A real doctor, this one named John, chaired at Dan’s request, and the meeting followed its usual course. There was laughter when Randy M. told how he had thrown up all over the cop who arrested him on his last DUI, and more when he went on to say he had discovered a year later that the cop himself was in the Program. Maggie M. cried when she told (“shared,” in AA parlance) how she had again been denied joint custody of her two children. The usual clichés were offered—time takes time, it works if you work it, don’t quit until the miracle happens—and Maggie eventually quieted to sniffles. There was the usual cry of Higher Power says turn it off! when a guy’s cell phone rang. A gal with shaky hands spilled a cup of coffee; a meeting without at least one spilled cup of joe was rare indeed.

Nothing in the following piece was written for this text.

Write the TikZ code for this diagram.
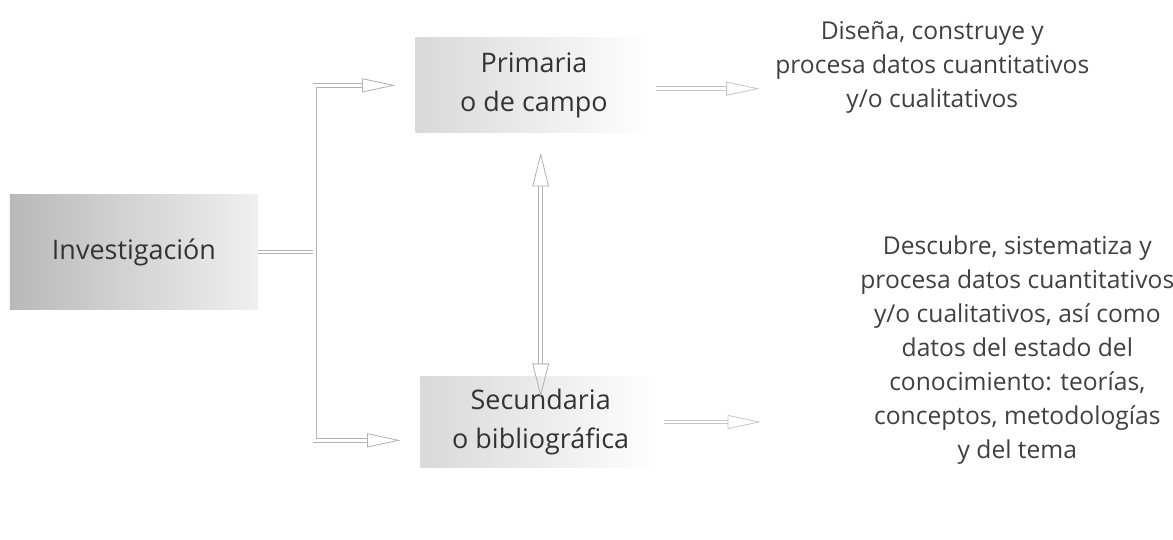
\documentclass[tikz,border=0pt]{standalone}
\usepackage{fontspec}
\setmainfont{Open Sans}
\usetikzlibrary{arrows.meta,positioning}

\tikzset{
  caja/.style={minimum width=#1, inner sep=0pt, align=center, text=black!80,
    font=\fontsize{23}{34}\selectfont},
  dbl/.style={draw=gray!60, line width=0.7pt, double=white, double distance=2.4pt,
    -{Triangle[open,length=1cm,width=0.42cm,line width=0.7pt]}},
  dbldos/.style={dbl, {Triangle[open,length=1cm,width=0.5cm,line width=0.7pt]}-{Triangle[open,length=1cm,width=0.5cm,line width=0.7pt]}},
  texto/.style={align=center, text=black!75, font=\fontsize{21}{29}\selectfont}
}

\begin{document}
\begin{tikzpicture}[node distance=2cm,on grid]
  \useasboundingbox (-4.02,7.56) rectangle (31.17,-8.64);
  \node[caja=7.44cm, minimum height=3.45cm, left color=gray!55, right color=gray!12] (inv) {Investigación};
  \node[caja=7.1cm, minimum height=2.85cm, left color=gray!30, right color=white] (prim) [above right=5cm and 12cm of inv] {Primaria\\o de campo};
  \node[caja=7.2cm, minimum height=2.7cm, left color=gray!30, right color=white] (sec) [below=10.1cm of prim, xshift=0.2cm] {Secundaria\\o bibliográfica};
  \node[texto] (primtxt) [above right=0.55cm and 11.95cm of prim] {Diseña, construye y\\procesa datos cuantitativos\\y/o cualitativos};
  \node[texto] (sectxt) [above right=2.16cm and 14.3cm of sec] {Descubre, sistematiza y\\procesa datos cuantitativos\\y/o cualitativos, así como\\datos del estado del\\conocimiento: teorías,\\conceptos, metodologías\\y del tema};
  \coordinate[right=1.7cm of inv.east] (fork);
  \coordinate[right=3cm of sec.east] (fin);

  % ramas
  \draw[dbl, -] (inv.east) -- (fork);
  \draw[dbl, shorten >=0.6cm] (fork) |- (prim.west);
  \draw[dbl, shorten >=0.6cm] (fork) |- ([yshift=-0.55cm]sec.west);
  \draw[dbldos, shorten <=0.6cm, shorten >=-0.6cm] (prim.south -| sec.north) -- (sec.north);
  \draw[dbl, draw=gray!45, shorten <=0.1cm, shorten >=0.35cm] ([yshift=-0.1cm]prim.east) -- ([yshift=-0.1cm]prim.east -| primtxt.west);
  \draw[dbl, draw=gray!45, shorten <=0.1cm] (sec.east) -- (fin);
\end{tikzpicture}
\end{document}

At ten to one, John D. passed the basket (“We are self-supporting through our own contributions”), and asked for announcements. Trevor K., who opened the meeting, stood and asked—as he always did—for help cleaning up the kitchen and putting away the chairs. Yolanda V. did the Chip Club, giving out two whites (twenty-four hours) and a purple (five months—commonly referred to as the Barney Chip). As always, she ended by saying, “If you haven’t had a drink today, give yourself and your Higher Power a hand.”

They did.

When the applause died, John said, “We have a fifteen-year anniversary today. Will Casey K. and Dan T. come on up here?”